If you haven’t yet tried cooking heirlooms at home, here are a few of the many intriguing varieties you can explore. Their names, by the way, are not made up by some creative bean marketing executive – they are all traditional!

Christmas Lima Beans: Nothing at all like the green lima beans you’re probably used to, these huge maroon speckled beans are earthy and taste a lot like chestnuts. Try them in a stew with mushrooms.

Yellow Indian Woman: Remarkably creamy, these small golden beans are mild and versatile. They are wonderful in a simple soup.

Tongues of Fire: Ivory with burgundy “flame” markings, these beans are popular in Italy. Substitute them for other beans in a vegan Pasta e Fagioli.
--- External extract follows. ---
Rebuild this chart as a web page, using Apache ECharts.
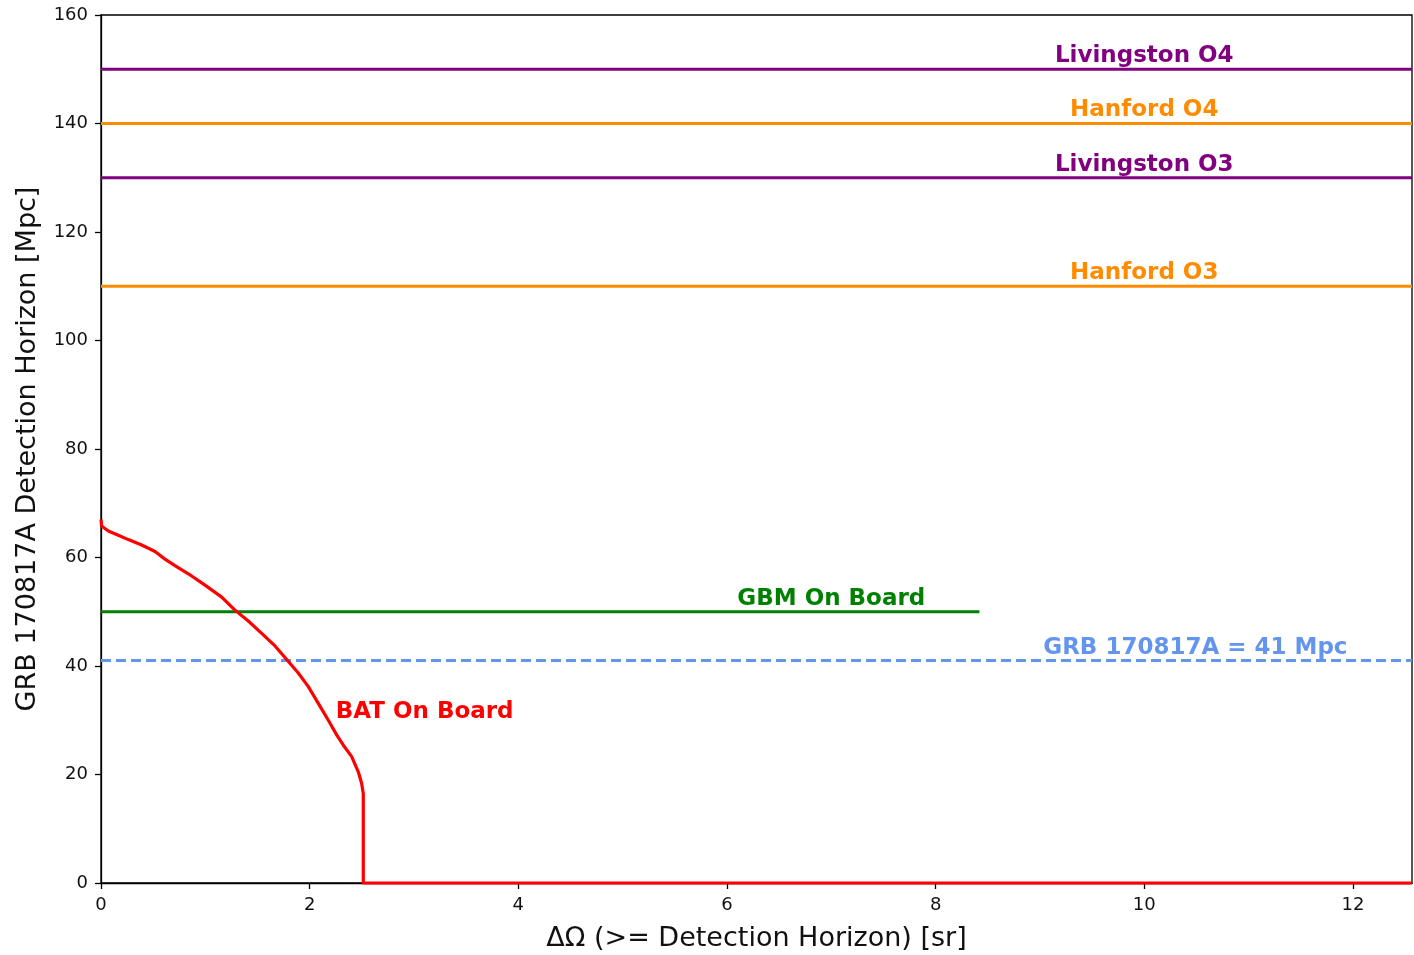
<!DOCTYPE html>
<html>
<head>
<meta charset="utf-8">
<script src="https://cdn.jsdelivr.net/npm/echarts@6/dist/echarts.min.js"></script>
<style>
html,body{margin:0;padding:0;background:#fff;}
#chart{width:1414px;height:955px;}
</style>
</head>
<body>
<div id="chart"></div>
<script>
// ---- data ----
const X_MAX = 4 * Math.PI;              // full sky in sr
const xTicks = [0, 2, 4, 6, 8, 10, 12];
const yTicks = [0, 20, 40, 60, 80, 100, 120, 140, 160];

// BAT On Board curve (ΔΩ [sr], horizon [Mpc])
const batX = [0, 0.006, 0.070, 0.166, 0.262, 0.390, 0.518, 0.613, 0.709, 0.837, 0.997, 1.157, 1.284, 1.412, 1.540, 1.668, 1.780, 1.891, 1.987, 2.083, 2.179, 2.259, 2.323, 2.403, 2.466, 2.498, 2.514, 2.514, X_MAX];
const batY = [67.0, 65.8, 64.9, 64.1, 63.3, 62.3, 61.1, 59.7, 58.5, 57.0, 54.9, 52.7, 50.3, 48.3, 46.0, 43.7, 41.2, 38.7, 36.2, 33.1, 30.0, 27.3, 25.4, 23.3, 20.5, 18.4, 16.5, 0, 0];

// horizontal reference lines
const hLineNames  = ['Livingston O4', 'Hanford O4', 'Livingston O3', 'Hanford O3', 'GBM On Board', 'GRB 170817A = 41 Mpc'];
const hLineValues = [150, 140, 130, 110, 50, 41];
const hLineXEnd   = [X_MAX, X_MAX, X_MAX, X_MAX, 8.42, X_MAX];
const hLineLabelX = [10, 10, 10, 10, 7.0, 10.49];

const batLabel = 'BAT On Board';
const batLabelPos = [2.25, 30];

// ---- styles ----
const PURPLE = '#800080', ORANGE = '#FF8C00', GREEN = '#008000', BLUE = '#6495ED', RED = '#FF0000';
const hLineColors = [PURPLE, ORANGE, PURPLE, ORANGE, GREEN, BLUE];
const hLineTypes  = ['solid', 'solid', 'solid', 'solid', 'solid', [10, 5]];
const FONT = 'DejaVu Sans';

function labelStyle(color) {
  return {
    show: true,
    position: 'inside',
    color: color,
    opacity: 1,
    textBorderWidth: 0,
    textBorderColor: 'transparent',
    fontFamily: FONT,
    fontWeight: 'bold',
    fontSize: 23
  };
}

const series = [];
hLineNames.forEach((name, i) => {
  series.push({
    type: 'line',
    name: name,
    data: [[0, hLineValues[i]], [hLineXEnd[i], hLineValues[i]]],
    showSymbol: false,
    symbol: 'none',
    lineStyle: { color: hLineColors[i], width: 3, type: hLineTypes[i] },
    z: 3,
    silent: true
  });
  series.push({
    type: 'scatter',
    data: [[hLineLabelX[i], hLineValues[i]]],
    symbolSize: 0,
    silent: true,
    z: 5,
    itemStyle: { color: hLineColors[i], opacity: 1 },
    label: Object.assign(labelStyle(hLineColors[i]), { offset: [0, -13], formatter: name })
  });
});

series.push({
  type: 'line',
  name: 'BAT',
  data: batX.map((x, i) => [x, batY[i]]),
  showSymbol: false,
  symbol: 'none',
  clip: false,
  lineStyle: { color: RED, width: 3.2, join: 'round' },
  z: 6,
  silent: true
});
series.push({
  type: 'scatter',
  data: [batLabelPos],
  symbolSize: 0,
  silent: true,
  z: 7,
  itemStyle: { color: RED, opacity: 1 },
  label: Object.assign(labelStyle(RED), { align: 'left', offset: [0, -8], formatter: batLabel })
});

const chart = echarts.init(document.getElementById('chart'), null, { renderer: 'canvas' });
chart.setOption({
  animation: false,
  backgroundColor: '#fff',
  grid: {
    left: 101, top: 15, right: 2, bottom: 72,
    outerBoundsMode: 'none',
    containLabel: false,
    show: true, borderColor: '#000', borderWidth: 1.3, backgroundColor: 'transparent'
  },
  xAxis: {
    type: 'value',
    min: 0,
    max: X_MAX,
    name: 'ΔΩ (>= Detection Horizon) [sr]',
    nameLocation: 'middle',
    nameGap: 42,
    nameTextStyle: { fontFamily: FONT, fontSize: 27, color: '#111' },
    axisLine: { show: true, onZero: false, lineStyle: { color: '#000', width: 1.3 } },
    axisTick: { show: true, length: 6, inside: false, customValues: xTicks, lineStyle: { color: '#000', width: 1.3 } },
    axisLabel: { customValues: xTicks, margin: 13, fontFamily: FONT, fontSize: 18, color: '#111' },
    splitLine: { show: false }
  },
  yAxis: {
    type: 'value',
    min: 0,
    max: 160,
    interval: 20,
    name: 'GRB 170817A Detection Horizon [Mpc]',
    nameLocation: 'middle',
    nameGap: 60,
    nameTextStyle: { fontFamily: FONT, fontSize: 27, color: '#111' },
    axisLine: { show: true, lineStyle: { color: '#000', width: 1.3 } },
    axisTick: { show: true, length: 6, inside: false, customValues: yTicks, lineStyle: { color: '#000', width: 1.3 } },
    axisLabel: { customValues: yTicks, margin: 13, fontFamily: FONT, fontSize: 18, color: '#111' },
    splitLine: { show: false }
  },
  series: series
});
</script>
</body>
</html>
Good Mother Stallard: Dense, plump and meaty, these beans are perfect cooked up simply with onions, garlic and olive oil.


Snowcap: Large two-toned bean similar to cranberry beans, but with a nice earthy flavor all their own. Try them in a white bean salad with fresh herbs.

If you’re only used to canned beans, or dried ones that may have been warehoused for years before reaching the supermarket shelves, you’re in for a treat. And keep in mind, you don’t need to make complex recipes to enjoy heirloom beans. In fact, despite the fact that Sando wrote a bean cookbook, he says “the best way to eat beans is just plain, maybe with some raw onion and a squeeze of lime. If they’re heirlooms, they don’t need much help.”

To dive into beans, start by buying and cooking some dried heirlooms, available in stores such as Whole Foods, or online from the sources below. And if you have a garden, get your hands on some rare seeds and grow your own!

Bean Shopping and Growing Resources:

Rancho Gordo This California company’s wide selection includes several varieties grown in Mexico as part of their Rancho Gordo-Xoxoc project, which is designed to help small farmers preserve local traditions.

Zürsun Idaho Heirloom Beans The first American company to sell heirloom beans, they feature fascinating varieties including Tongues of Fire and Maxibell.

Cayuga Organics This upstate New York farm produces beans using sustainable farming practices, and sells everything from basic black and pinto beans to Orca and Tiger Eye beans in Ithaca and at New York City greenmarkets.

Native Seeds /SEARCH This remarkable nonprofit organization dedicated to promoting and preserving ancient crops, will sell you seeds to grow your own. Or you can buy dried heirlooms including Four Corners Gold and Moon Beans.

Seed Savers Exchange Another great source of heirloom seeds, as well as dried beans. If you’re looking for “Lina Sisco’s Bird Egg” beans, this might be the only place to find them.